At my work, we recently had a training on mindfulness. Now, before you roll your eyes, it was maybe my favorite work training I’ve ever done. It was engaging, practical, and participatory like few trainings are.
Anyway, “mindfulness” is the fancy word used to describe a “non-judgmental awareness of the present”. It’s heightening your senses and calming yourself in order to fully inhabit the present without analyzing it, mulling it, or needing to evaluate it. For those of us with anxiety issues, it really is an amazing way of centering and calming oneself, as well as separating oneself from the internal busyness–at least for a moment.
Another way of putting it is that it is radical present-ness. It is letting this very moment not be merely something you’re passing through as a bridge from the moment that has passed and into the moment that is not yet here. It is to fully inhabit the moment you find yourself in, and let the future come to you rather than anxiously trying to run towards it.

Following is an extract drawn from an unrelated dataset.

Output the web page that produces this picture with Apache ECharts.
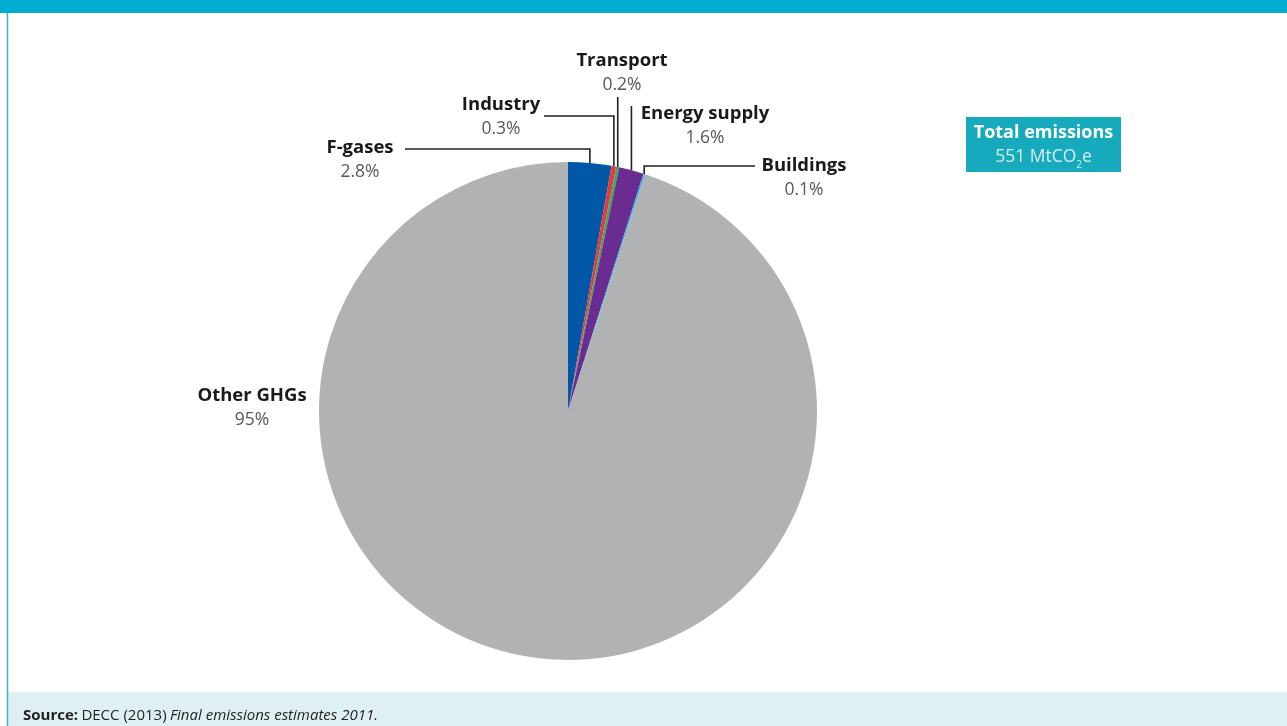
<!DOCTYPE html>
<html>
<head>
<meta charset="utf-8">
<title>Non-CO2 emissions</title>
<script src="https://cdn.jsdelivr.net/npm/echarts@6/dist/echarts.min.js"></script>
<style>
  html, body { margin: 0; padding: 0; background: #ffffff; }
  #chart { width: 1287px; height: 726px; }
</style>
</head>
<body>
<div id="chart"></div>
<script>
// Share of total emissions by source (percent)
const categories = ['F-gases', 'Industry', 'Transport', 'Energy supply', 'Buildings', 'Other GHGs'];
const shares = [2.8, 0.3, 0.2, 1.6, 0.1, 95];
const sliceColors = ['#0057a6', '#e8363f', '#3aaa5a', '#6b2c91', '#1db4e2', '#b1b2b4'];
const totalEmissions = 551;
const sourceNote = ['Source:', 'DECC (2013)', 'Final emissions estimates 2011.'];

// Where each label sits and how its leader line bends (pixels)
const labelSpots = {
  'F-gases':       { x: 360, y: 160, lineY: 149, lineX: 405 },
  'Industry':      { x: 501, y: 117, lineY: 116, lineX: 544 },
  'Transport':     { x: 622, y: 73,  lineY: 97 },
  'Energy supply': { x: 705, y: 126, lineY: 106 },
  'Buildings':     { x: 804, y: 178, lineY: 166, lineX: 755 },
  'Other GHGs':    { x: 252, y: 408 }
};

const FONT = '"Open Sans", "Noto Sans", sans-serif';
const chart = echarts.init(document.getElementById('chart'), null, { renderer: 'canvas' });

const pieData = categories.map((name, i) => {
  const item = { name: name, value: shares[i], itemStyle: { color: sliceColors[i] } };
  if (labelSpots[name].lineY == null) item.labelLine = { show: false };
  return item;
});

chart.setOption({
  animation: false,
  backgroundColor: '#ffffff',
  graphic: [
    // header strip
    { type: 'rect', left: 0, top: 0, shape: { width: 1287, height: 13 }, style: { fill: '#00acd0' }, silent: true },
    // footer panel
    { type: 'rect', left: 8, top: 692, shape: { width: 1279, height: 34 }, style: { fill: '#dff0f5' }, silent: true },
    // left frame line
    { type: 'line', shape: { x1: 7.5, y1: 13, x2: 7.5, y2: 726 }, style: { stroke: '#3ab6d2', lineWidth: 1.5 }, silent: true },
    // total emissions box
    {
      type: 'group', left: 966, top: 117, silent: true,
      children: [
        { type: 'rect', shape: { width: 155, height: 55 }, style: { fill: '#17a9bc' } },
        {
          type: 'text', x: 77.5, y: 28,
          style: {
            text: '{t|Total emissions}\n{v|' + totalEmissions + ' MtCO}{s|2}{v|e}',
            align: 'center', verticalAlign: 'middle',
            rich: {
              t: { fontFamily: FONT, fontWeight: 'bold', fontSize: 18, fill: '#ffffff', lineHeight: 25, align: 'center' },
              v: { fontFamily: FONT, fontSize: 17.5, fill: '#d3f1f5', lineHeight: 25 },
              s: { fontFamily: FONT, fontSize: 10, fill: '#d3f1f5', lineHeight: 25, verticalAlign: 'bottom' }
            }
          }
        }
      ]
    },
    // source note
    {
      type: 'text', left: 23, top: 708, silent: true,
      style: {
        text: '{b|' + sourceNote[0] + '} {r|' + sourceNote[1] + '} {i|' + sourceNote[2] + '}',
        rich: {
          b: { fontFamily: FONT, fontWeight: 'bold', fontSize: 15, fill: '#231f20' },
          r: { fontFamily: FONT, fontSize: 15, fill: '#231f20' },
          i: { fontFamily: FONT, fontStyle: 'italic', fontSize: 15, fill: '#231f20' }
        }
      }
    }
  ],
  series: [{
    type: 'pie',
    center: [568, 411],
    radius: 249,
    startAngle: 90,
    clockwise: true,
    avoidLabelOverlap: false,
    emphasis: { disabled: true },
    itemStyle: { borderWidth: 0 },
    label: {
      show: true,
      position: 'outside',
      align: 'center',
      formatter: '{n|{b}}\n{p|{c}%}',
      rich: {
        n: { fontFamily: FONT, fontWeight: 'bold', fontSize: 18.5, color: '#1a1a1a', lineHeight: 25, align: 'center' },
        p: { fontFamily: FONT, fontSize: 17.5, color: '#58595b', lineHeight: 25, align: 'center' }
      }
    },
    labelLine: {
      show: true, length: 10, length2: 10,
      lineStyle: { color: '#231f20', width: 1.6 }
    },
    labelLayout: function (p) {
      const spot = labelSpots[categories[p.dataIndex]];
      const out = { x: spot.x, y: spot.y, align: 'center', verticalAlign: 'middle' };
      if (spot.lineY != null && p.labelLinePoints) {
        const a = p.labelLinePoints[0];
        const endX = spot.lineX != null ? spot.lineX : a[0];
        out.labelLinePoints = [a, [a[0], spot.lineY], [endX, spot.lineY]];
      }
      return out;
    },
    data: pieData
  }]
});
</script>
</body>
</html>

Not gonna lie. It was very spiritual to me. I felt more in tune to God and it got me thinking about how we mystically experience Him in our everyday lives.
When an Atheist talks about this hard-wired human sense to feel the “Numinous”, it often carries with it the sense that it rises from within us. When a lot of Christians talk about meeting the Divine, it often sounds like a presence that comes pointedly at us from outside of us. I’m starting to think that neither of these is right.